Do you remember your "first"? Angie Thibodeaux does - the tousled hair, the
disheveled clothes. The blood splatter.
Monday, March 17, 2009
Angie thinks she's ready for anything. She has spent years training her
search and rescue dog Shalako. She has pounded the woods in her fair share
of wilderness searches - lost children, wandering Alzheimer patients,
missing hunters whose confidence outweighs their competence. But on a
routine training, when she stumbles upon a dead body and catches a glimpse
of the killer, she's thrown into the hunt of her life.
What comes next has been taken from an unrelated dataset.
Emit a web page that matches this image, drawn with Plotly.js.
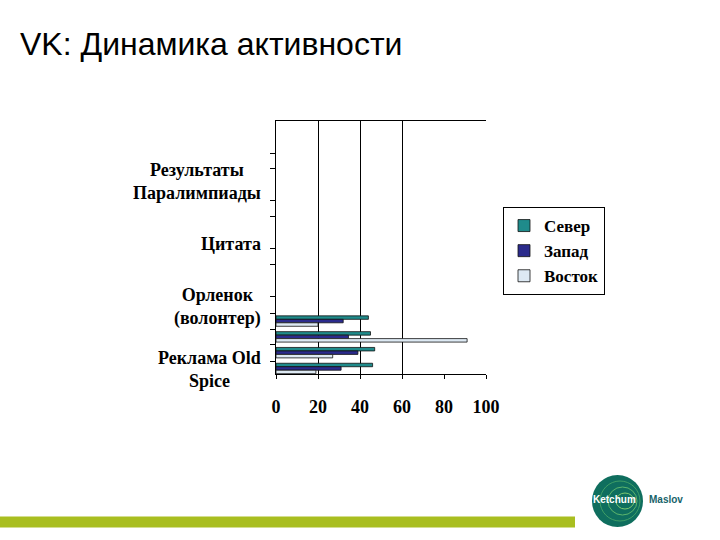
<!DOCTYPE html>
<html>
<head>
<meta charset="utf-8">
<script src="https://cdn.plot.ly/plotly-3.0.1.min.js"></script>
<style>html,body{margin:0;padding:0;background:#fff;}#chart{width:720px;height:540px;}</style>
</head>
<body>
<div id="chart"></div>
<script>
// ---- data ----
const categories = ['Результаты Паралимпиады', 'Цитата', 'Орленок (волонтер)', 'Реклама Old Spice'];
const categoryLabels = ['Результаты<br>Паралимпиады', 'Цитата', 'Орленок<br>(волонтер)', 'Реклама Old<br>Spice'];
const seriesNames = ['Север', 'Запад', 'Восток'];
const sever = [44, 45, 47, 46];
const zapad = [32, 34.5, 39, 31];
const vostok = [20, 91, 27, 19];
const xTickVals = [0, 20, 40, 60, 80, 100];
const gridVals = [20, 40, 60, 100];
const chartTitle = 'VK: Динамика активности';

// ---- styling ----
const colors = ['#1f8b8b', '#2b2b8c', '#dde9f3'];
const serif = 'Liberation Serif, Times New Roman, serif';
const W = 720, H = 540;
const px = (x) => x / W, py = (y) => 1 - y / H;
const plotL = 276, plotR = 486, plotT = 121, plotB = 374;
const yTickFracs = [0.049, 0.115, 0.174, 0.240, 0.306, 0.431, 0.497, 0.622, 0.684, 0.813, 0.872];

const values = [sever, zapad, vostok];
const traces = values.map((v, i) => ({
  type: 'bar', orientation: 'h', name: seriesNames[i],
  x: v, y: categories, xaxis: 'x', yaxis: 'y',
  marker: {color: colors[i], line: {color: '#111', width: 0.8}},
  hoverinfo: 'x+name'
}));
// helper traces so overlay axes are built
traces.push({type: 'scatter', mode: 'markers', x: categories.map(() => 0), y: categories,
  xaxis: 'x', yaxis: 'y3', marker: {opacity: 0}, showlegend: false, hoverinfo: 'skip'});
traces.push({type: 'scatter', mode: 'markers', x: [0], y: [0],
  xaxis: 'x', yaxis: 'y4', marker: {opacity: 0}, showlegend: false, hoverinfo: 'skip'});
traces.push({type: 'scatter', mode: 'markers', x: [0], y: [categories[0]],
  xaxis: 'x2', yaxis: 'y', marker: {opacity: 0}, showlegend: false, hoverinfo: 'skip'});

const annotations = categories.map((c, i) => ({
  xref: 'paper', yref: 'y3', x: px(263), y: c, xanchor: 'right', yanchor: 'middle',
  text: categoryLabels[i], showarrow: false, align: 'center',
  font: {family: serif, size: 18, color: '#000', weight: 'bold'}
}));
annotations.push({
  xref: 'paper', yref: 'paper', x: px(18), y: py(44), xanchor: 'left', yanchor: 'middle',
  text: chartTitle, showarrow: false,
  font: {family: 'Liberation Sans, Arial, sans-serif', size: 32, color: '#000'}
});
annotations.push({
  xref: 'paper', yref: 'paper', x: px(614), y: py(499), xanchor: 'center', yanchor: 'middle',
  text: 'Ketchum', showarrow: false,
  font: {family: 'Liberation Sans, Arial, sans-serif', size: 10, color: '#fff', weight: 'bold'}
});
annotations.push({
  xref: 'paper', yref: 'paper', x: px(666), y: py(499), xanchor: 'center', yanchor: 'middle',
  text: 'Maslov', showarrow: false,
  font: {family: 'Liberation Sans, Arial, sans-serif', size: 10, color: '#17636a', weight: 'bold'}
});

const shapes = [
  {type: 'rect', xref: 'paper', yref: 'paper', x0: 0, x1: px(575), y0: py(527.5), y1: py(516.5),
   fillcolor: '#a9be20', line: {width: 0}},
  {type: 'circle', xref: 'paper', yref: 'paper', x0: px(592), x1: px(643), y0: py(527), y1: py(475),
   fillcolor: '#0f6e5e', line: {width: 0}},
  {type: 'circle', xref: 'paper', yref: 'paper', x0: px(600), x1: px(640), y0: py(521), y1: py(481),
   fillcolor: 'rgba(0,0,0,0)', line: {color: '#3f9e66', width: 1}},
  {type: 'circle', xref: 'paper', yref: 'paper', x0: px(608), x1: px(637), y0: py(515), y1: py(487),
   fillcolor: 'rgba(0,0,0,0)', line: {color: '#5cb56c', width: 1}},
  {type: 'circle', xref: 'paper', yref: 'paper', x0: px(616), x1: px(634), y0: py(509), y1: py(493),
   fillcolor: 'rgba(0,0,0,0)', line: {color: '#7cc870', width: 1}}
];

const dx = [px(plotL), px(plotR)];
const dy = [py(plotB), py(plotT)];
const layout = {
  width: W, height: H,
  margin: {l: 0, r: 0, t: 0, b: 0},
  paper_bgcolor: '#fff', plot_bgcolor: 'rgba(0,0,0,0)',
  barmode: 'group', bargap: 0.34, bargroupgap: 0,
  showlegend: true,
  legend: {x: px(503), y: py(207), xanchor: 'left', yanchor: 'top',
    bordercolor: '#000', borderwidth: 1, bgcolor: '#fff',
    font: {family: serif, size: 17, color: '#000', weight: 'bold'}},
  xaxis: {domain: dx, range: [0, 100], anchor: 'y', tickmode: 'array', tickvals: xTickVals,
    ticks: 'outside', ticklen: 4, tickcolor: '#000', showline: true, linecolor: '#000', linewidth: 1,
    showgrid: false, zeroline: false, fixedrange: true, ticklabelstandoff: 12,
    tickfont: {family: serif, size: 18, color: '#000', weight: 'bold'}},
  xaxis2: {overlaying: 'x', anchor: 'y', side: 'top', range: [0, 100], tickmode: 'array', tickvals: gridVals,
    showgrid: true, gridcolor: '#000', gridwidth: 1, showticklabels: false, ticks: '',
    showline: true, linecolor: '#000', linewidth: 1, zeroline: false},
  yaxis: {domain: dy, anchor: 'x', type: 'category', categoryorder: 'array', categoryarray: categories,
    range: [3.35, -12.66], showticklabels: false, ticks: '', showgrid: false, showline: false, zeroline: false},
  yaxis3: {overlaying: 'y', anchor: 'x', type: 'category', categoryorder: 'array', categoryarray: categories,
    range: [3.064, -0.957], showticklabels: false, ticks: '', showgrid: false, showline: false, zeroline: false},
  yaxis4: {overlaying: 'y', anchor: 'x', side: 'left', range: [0, 1], tickmode: 'array', tickvals: yTickFracs,
    showticklabels: false, ticks: 'outside', ticklen: 5, tickcolor: '#000', showgrid: false,
    showline: true, linecolor: '#000', linewidth: 1, zeroline: false},
  annotations: annotations,
  shapes: shapes
};

Plotly.newPlot('chart', traces, layout, {displayModeBar: false, staticPlot: true});
</script>
</body>
</html>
Tension and gun
sales skyrocket in The Music City as another young woman is taken, and it
becomes clear that while Angie may be on the fringes of the official
investigation, she's in the eye of the storm for both the media and a serial
killer.
But she battles a faceless evil greater than any one man. A constant
barrage of technology feeds the public appetite for gore, and the Nashville
politicos circle the wagons as the body count rises. So Angie must choose to
fight - her buried fears as past assault victim, perilously invasive
paparazzi, the complicated politics of an investigation unfolding in real
time on every media outlet in the nation. And ultimately against a killer
able to watch every move she makes. It is not as simple as the hunter
becoming the hunted. It's all about access, in a day and age when everything
about your life is just a click away.
Coming in at 95,500 words, the technical side of Others May Die is based on
my experience as a search & rescue canine handler throughout Tennessee and
Kentucky. The mechanics come from a M.Ed., coupled with years of creating
training and promotional material at companies as divergent as Saturn and
the Nashville Humane Association. The backdrop is pure Nashville, where I
spent years in the music industry and gained a lifetime of great cocktail
party stories. The action, however, is courtesy of the darkest depths of my
imagination, as I can not claim 'serial killer' on my resume.